# Task objective
Exactly the lines from the start of the data below through the line that contains "import numpy as np" are to be copied, with pictures left out.

--- BEGIN Data ---

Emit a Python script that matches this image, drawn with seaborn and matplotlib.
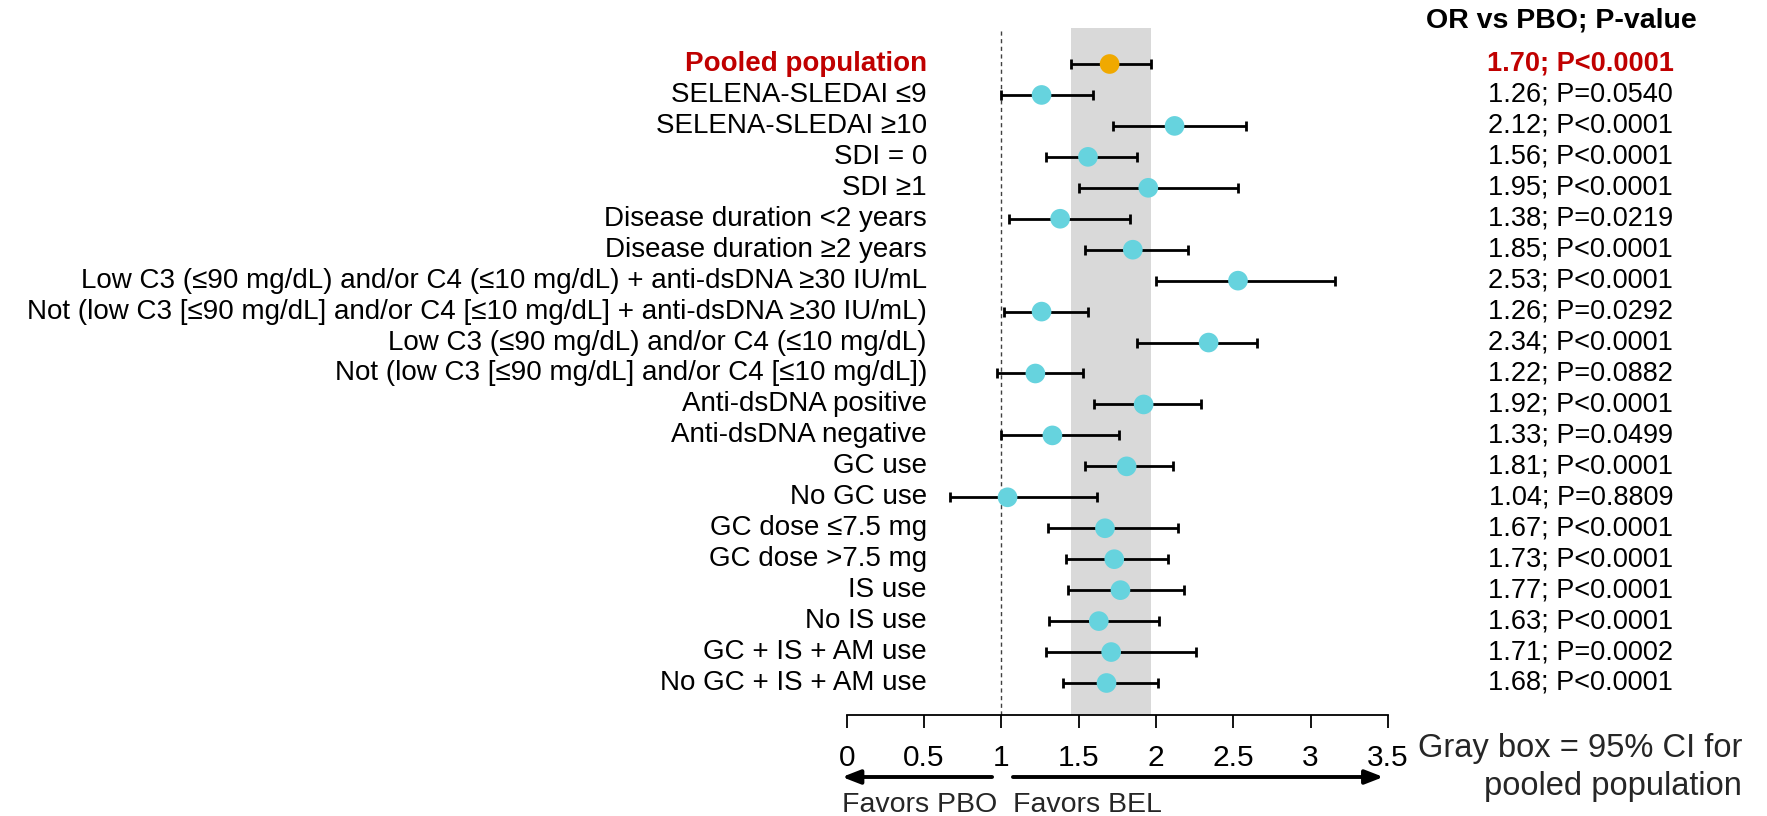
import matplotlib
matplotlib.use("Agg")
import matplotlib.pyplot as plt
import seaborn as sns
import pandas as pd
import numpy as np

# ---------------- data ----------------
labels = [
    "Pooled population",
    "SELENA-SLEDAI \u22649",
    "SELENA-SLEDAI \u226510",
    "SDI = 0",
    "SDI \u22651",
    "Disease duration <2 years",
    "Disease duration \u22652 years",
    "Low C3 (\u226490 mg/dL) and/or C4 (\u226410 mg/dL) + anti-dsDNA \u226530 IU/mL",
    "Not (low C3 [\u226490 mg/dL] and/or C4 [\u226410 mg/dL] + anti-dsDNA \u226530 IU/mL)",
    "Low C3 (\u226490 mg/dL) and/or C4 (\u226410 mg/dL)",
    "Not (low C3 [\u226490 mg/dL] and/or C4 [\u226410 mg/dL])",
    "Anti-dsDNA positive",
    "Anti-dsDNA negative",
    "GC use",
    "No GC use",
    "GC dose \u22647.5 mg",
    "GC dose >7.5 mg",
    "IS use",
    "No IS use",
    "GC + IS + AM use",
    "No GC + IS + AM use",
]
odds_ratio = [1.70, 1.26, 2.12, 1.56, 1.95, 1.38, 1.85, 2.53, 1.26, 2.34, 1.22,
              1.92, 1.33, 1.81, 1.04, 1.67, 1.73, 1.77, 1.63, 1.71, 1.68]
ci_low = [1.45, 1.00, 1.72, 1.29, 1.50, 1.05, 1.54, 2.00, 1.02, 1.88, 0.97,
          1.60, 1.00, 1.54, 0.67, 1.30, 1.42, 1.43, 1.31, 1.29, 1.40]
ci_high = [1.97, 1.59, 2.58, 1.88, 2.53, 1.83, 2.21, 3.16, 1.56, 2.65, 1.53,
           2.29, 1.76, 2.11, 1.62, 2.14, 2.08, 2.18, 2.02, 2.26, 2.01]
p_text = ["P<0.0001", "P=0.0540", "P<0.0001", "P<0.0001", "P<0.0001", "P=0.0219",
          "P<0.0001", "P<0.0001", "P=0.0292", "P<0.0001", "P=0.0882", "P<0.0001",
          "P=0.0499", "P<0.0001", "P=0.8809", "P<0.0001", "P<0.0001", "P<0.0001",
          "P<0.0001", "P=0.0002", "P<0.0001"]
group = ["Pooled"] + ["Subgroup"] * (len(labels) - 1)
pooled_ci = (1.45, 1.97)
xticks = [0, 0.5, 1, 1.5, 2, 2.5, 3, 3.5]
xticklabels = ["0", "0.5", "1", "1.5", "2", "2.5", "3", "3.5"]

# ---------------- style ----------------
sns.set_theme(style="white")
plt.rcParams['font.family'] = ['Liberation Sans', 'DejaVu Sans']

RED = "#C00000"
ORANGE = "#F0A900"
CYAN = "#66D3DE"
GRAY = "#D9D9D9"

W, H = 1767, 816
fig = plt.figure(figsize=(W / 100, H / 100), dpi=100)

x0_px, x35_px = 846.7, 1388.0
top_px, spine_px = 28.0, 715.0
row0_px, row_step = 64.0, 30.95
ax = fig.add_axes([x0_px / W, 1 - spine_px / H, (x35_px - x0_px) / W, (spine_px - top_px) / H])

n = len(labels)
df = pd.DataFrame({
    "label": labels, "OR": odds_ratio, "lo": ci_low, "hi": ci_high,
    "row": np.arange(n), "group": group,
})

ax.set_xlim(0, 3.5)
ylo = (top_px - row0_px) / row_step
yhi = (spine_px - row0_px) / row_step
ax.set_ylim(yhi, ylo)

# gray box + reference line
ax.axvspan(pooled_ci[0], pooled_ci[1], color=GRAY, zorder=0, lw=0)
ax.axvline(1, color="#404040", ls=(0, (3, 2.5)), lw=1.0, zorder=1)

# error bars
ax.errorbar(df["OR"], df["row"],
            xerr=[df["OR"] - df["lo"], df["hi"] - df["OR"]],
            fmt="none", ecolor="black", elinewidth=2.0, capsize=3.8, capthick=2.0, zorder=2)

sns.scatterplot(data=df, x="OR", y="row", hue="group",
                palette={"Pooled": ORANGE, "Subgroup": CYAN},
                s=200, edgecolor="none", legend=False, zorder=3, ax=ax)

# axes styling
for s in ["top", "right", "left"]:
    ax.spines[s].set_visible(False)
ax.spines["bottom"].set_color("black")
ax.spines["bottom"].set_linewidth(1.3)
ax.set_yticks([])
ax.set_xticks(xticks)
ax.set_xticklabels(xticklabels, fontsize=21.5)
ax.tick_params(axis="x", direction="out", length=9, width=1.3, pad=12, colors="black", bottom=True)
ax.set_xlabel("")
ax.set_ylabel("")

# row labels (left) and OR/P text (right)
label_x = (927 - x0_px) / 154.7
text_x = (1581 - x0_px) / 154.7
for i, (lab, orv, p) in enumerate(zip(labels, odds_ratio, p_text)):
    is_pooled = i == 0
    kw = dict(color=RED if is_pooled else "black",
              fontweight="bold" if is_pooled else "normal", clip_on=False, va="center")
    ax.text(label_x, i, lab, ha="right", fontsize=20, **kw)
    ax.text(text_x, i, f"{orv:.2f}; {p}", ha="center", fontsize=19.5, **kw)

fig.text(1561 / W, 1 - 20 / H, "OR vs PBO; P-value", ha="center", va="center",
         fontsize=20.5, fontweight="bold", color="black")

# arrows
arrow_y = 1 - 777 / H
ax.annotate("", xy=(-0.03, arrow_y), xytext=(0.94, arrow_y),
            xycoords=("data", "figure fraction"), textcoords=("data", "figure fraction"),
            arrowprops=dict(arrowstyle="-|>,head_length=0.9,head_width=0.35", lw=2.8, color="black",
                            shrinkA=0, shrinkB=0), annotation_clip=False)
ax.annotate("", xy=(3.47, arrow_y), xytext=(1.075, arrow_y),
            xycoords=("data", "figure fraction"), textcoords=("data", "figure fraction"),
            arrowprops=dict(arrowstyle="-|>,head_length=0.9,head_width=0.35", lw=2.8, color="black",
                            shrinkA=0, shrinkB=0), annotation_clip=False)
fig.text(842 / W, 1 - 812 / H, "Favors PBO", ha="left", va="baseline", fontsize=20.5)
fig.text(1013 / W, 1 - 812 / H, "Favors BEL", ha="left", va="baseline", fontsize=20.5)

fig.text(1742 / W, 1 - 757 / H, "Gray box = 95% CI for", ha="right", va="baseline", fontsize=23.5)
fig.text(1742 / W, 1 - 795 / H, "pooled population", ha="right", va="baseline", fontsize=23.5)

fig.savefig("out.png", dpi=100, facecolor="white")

--- END Data ---

# The solution
Emit a Python script that matches this image, drawn with seaborn and matplotlib.
import matplotlib
matplotlib.use("Agg")
import matplotlib.pyplot as plt
import seaborn as sns
import pandas as pd
import numpy as np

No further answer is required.